Ao Mestre com Carinho II

Mestre Zezito

Em Brasília convivi com o Mestre Zezito [1] (1949 – 2006). Trabalhávamos nas coxias da sala Villa Lobos do Teatro Nacional, repassando os números que iríamos apresentar. Éramos vários artistas, convidados a participar de uma cerimônia de entrega de prêmios. A abertura seria com todos os artistas. Entrávamos, em cena, erguidos pelo elevador do palco, assim que ele parava, tomávamos a cena realizando pequenos trechos dos números que seriam apresentados naquela noite. Na coxia, quanto estava repassando o meu número, o Mestre Zezito que vinha cruzando o palco se ateve, ficou ali parado assistindo ao número. Quando conclui a minha passagem ele se aproximou, e com voz suave e bastante cautela, falava como quem pedia licença, com um extremo cuidado e uma segurança típica dos Mestres: - , ta errado, você não pode fazer assim como você esta fazendo. Não é por nada não, assim não funciona. Presta atenção: como palhaço a gente tem que fazer o que é difícil de ser feito da forma mais fácil possível e o que é mais fácil do jeito mais difícil. Olhou, e percebendo que eu estava com toda atenção voltada para ele, e me esforçava para entender, ele prosseguiu: - O seu número não é você subir na cadeira e rodar o prato na vara? A parte da cadeira você esta fazendo certa, subir na cadeira é muito fácil e todo mundo sabe disso; mas, para seu palhaço, é tão difícil, que você precisa pedir ajuda, chega a pegar alguém da platéia para ajudar. Isso é muito bom, enriquece o número. O problema é que, quando você consegui subir na cadeira e vai rodar o prato, você não pode errar, não da primeira vez. Da primeira vez, depois que você sobe, o prato tem que ser girado corretamente, não pode cair nem parecer que é difícil de fazer isso. Rodar um prato na vara, não é pra qualquer pessoa, exige treino e as pessoas sabem disso, então é difícil de fazer, por isso você tem que fazer como se fosse fácil. Depois de fazer a primeira vez certa, você pode errar, e pode explorar a segunda parte do número que é rodar o prato, como você explora a primeira que é subir na cadeira. Na segunda parte você pode ter dificuldade em pegar o prato que cai no chão, e outras coisas fáceis que você vai descobrindo, mas nunca o rodar o prato.

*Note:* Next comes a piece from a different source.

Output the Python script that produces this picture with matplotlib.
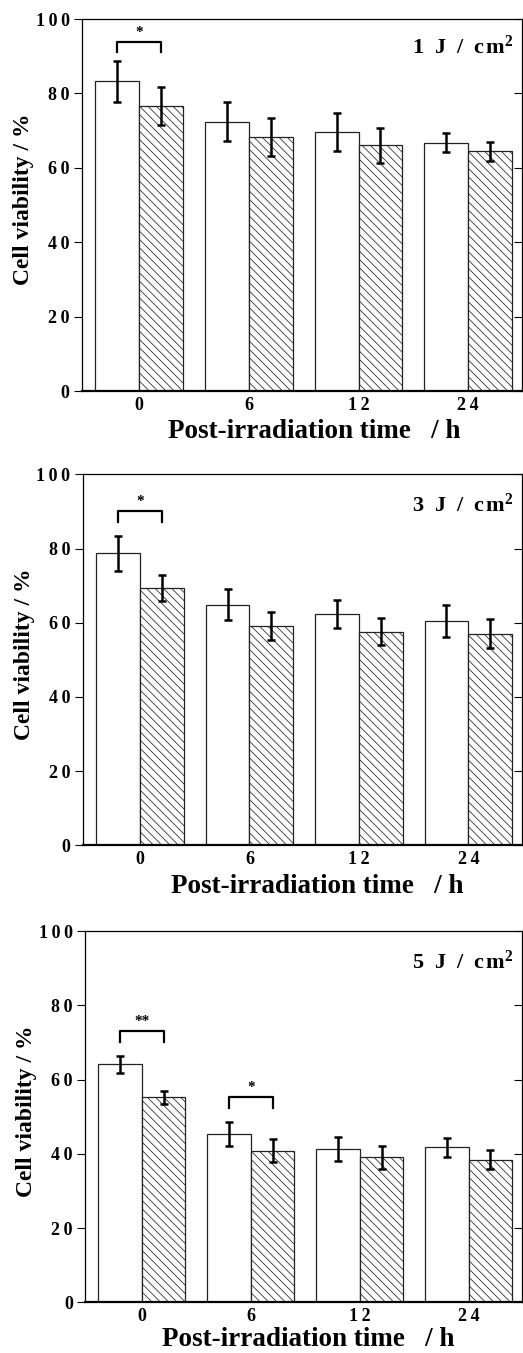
import numpy as np
import matplotlib
matplotlib.use("Agg")
import matplotlib.pyplot as plt

plt.rcParams['font.family'] = ['Liberation Serif', 'DejaVu Serif']
plt.rcParams['font.weight'] = 'bold'
plt.rcParams['mathtext.fontset'] = 'custom'
plt.rcParams['mathtext.rm'] = 'Liberation Serif:bold'
plt.rcParams['mathtext.it'] = 'Liberation Serif:bold'
plt.rcParams['mathtext.bf'] = 'Liberation Serif:bold'
plt.rcParams['hatch.linewidth'] = 0.55
plt.rcParams['hatch.color'] = '#555555'

times = ['0', '6', '12', '24']
doses = ['1', '3', '5']
yticks = [0, 20, 40, 60, 80, 100]

# white bars (control) and hatched bars, mean and error per dose
white_vals = [[83.3, 72.4, 69.7, 66.8],
              [78.7, 64.9, 62.4, 60.5],
              [64.1, 45.3, 41.2, 41.7]]
white_err = [[5.5, 5.2, 5.1, 2.6],
             [4.7, 4.1, 3.7, 4.4],
             [2.25, 3.25, 3.2, 2.65]]
hatch_vals = [[76.7, 68.3, 66.0, 64.4],
              [69.4, 59.1, 57.6, 57.0],
              [55.2, 40.8, 39.0, 38.4]]
hatch_err = [[5.1, 5.0, 4.7, 2.5],
             [3.5, 3.7, 3.7, 3.95],
             [1.75, 3.1, 3.05, 2.55]]

# significance brackets: (group index, bracket height, leg bottom, marker)
brackets = [[(0, 93.9, 91.0, '*')],
            [(0, 90.1, 87.2, '*')],
            [(0, 73.1, 70.2, '**'), (1, 55.2, 52.2, '*')]]

W, H = 523, 1353
# axes boxes in pixels: left, top, bottom
boxes = [(82, 19, 391), (83, 474.3, 845.3), (85.3, 931, 1302.3)]
xlab_pos = [(0.527, -0.110), (0.533, -0.112), (0.51, -0.100)]
dose_y = [0.925, 0.917, 0.917]


def spaced(s, sep='\u2009'):
    return sep.join(s)


fig = plt.figure(figsize=(W / 100, H / 100), dpi=100)
bw = 0.40
x = np.arange(len(times))

for i in range(3):
    left, top, bot = boxes[i]
    ax = fig.add_axes([left / W, 1 - bot / H, (522 - left) / W, (bot - top) / H])
    ax.bar(x - bw / 2, white_vals[i], bw, color='white', edgecolor='#222222', linewidth=0.9)
    ax.bar(x + bw / 2, hatch_vals[i], bw, color='white', edgecolor='#222222', linewidth=0.9,
           hatch='\\\\\\\\')
    ax.errorbar(x - bw / 2, white_vals[i], yerr=white_err[i], fmt='none', ecolor='black',
                elinewidth=1.8, capsize=2.8, capthick=1.8)
    ax.errorbar(x + bw / 2, hatch_vals[i], yerr=hatch_err[i], fmt='none', ecolor='black',
                elinewidth=1.8, capsize=2.8, capthick=1.8)

    for g, yb, yl, mark in brackets[i]:
        x0, x1 = g - bw / 2, g + bw / 2
        ax.plot([x0, x0, x1, x1], [yl, yb, yb, yl], color='black', lw=1.6)
        ax.text(g, yb + 0.8, mark, ha='center', va='bottom',
                fontsize=11, fontweight='bold')

    ax.text(0.98, dose_y[i], doses[i] + '  J  /  c\u200am$^{2}$', transform=ax.transAxes,
            ha='right', va='center', fontsize=16, fontweight='bold')

    ax.set_xlim(-0.52, 3.49)
    ax.set_ylim(0, 100)
    ax.set_yticks(yticks)
    ax.set_yticklabels([spaced(str(v)) for v in yticks])
    ax.set_xticks(x)
    ax.set_xticklabels([spaced(t) for t in times])
    ax.tick_params(axis='x', length=0, pad=4, labelsize=13)
    ax.tick_params(axis='y', which='both', direction='out', length=6, width=0.8,
                   labelsize=13, pad=3)
    ax.tick_params(axis='y', right=True)
    for t in ax.yaxis.get_major_ticks():
        t.tick2line.set_marker(matplotlib.lines.TICKLEFT)
    for s in ax.spines.values():
        s.set_linewidth(0.9)
    ax.spines['bottom'].set_linewidth(1.6)

    ax.set_ylabel('Cell viability / %', fontsize=17, fontweight='bold')
    ax.yaxis.set_label_coords(-0.134, 0.515)
    ax.yaxis.label.set_va('center')
    ax.set_xlabel('Post-irradiation time   / h', fontsize=19.5, fontweight='bold')
    ax.xaxis.set_label_coords(*xlab_pos[i])
    ax.xaxis.label.set_va('center')

fig.savefig('out.png', dpi=100)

Sempre que você for rodar, roda de verdade e cada vez que for rodar de novo, acrescente uma coisa que pareça deixar o número mais difícil, por exemplo, rodar o prato ficando em um , emendar essa vara na outra para parecer mais difícil ainda.

Segui todos os comandos dele. Naquela noite, todos os meus momentos funcionaram bem, arrisco a dizer que tive quase 100% de aproveitamento das minhas gags, dês das pequenas seqüências de entrada à apresentação do número individual, tudo funcionou muito bem.

Durante todos os treinamentos e oficinas para palhaços, que vinha participando, ouvia sempre dizer: O Palhaço o mundo ao contrário, a lógica do palhaço é invertida. Isso sempre me soava de forma poética, até romântica, compreendia filosoficamente o sentido dessas palavras, mas nunca tinha percebido a sua aplicação de forma tão clara e direta. Mestre Zezito fez a direção do meu número de forma mais eficiente e pontual possível. Tenho esse número em meu repertório até hoje e sempre que o executo respeitando esses procedimentos mínimos ele funciona de forma eficiente provocando o interesse e o riso na platéia.

José Regino

Brasília, ano 2007 d.C.



[1] Palhaço de Circo, Malabarista, Mágico e Bonequeiro. Depois saiu do circo passou a viver das suas apresentações na rua, seu número mais famoso era a quebra de um paralelepípedo sobre o seu peito e passagem de um Jeep sobre ele.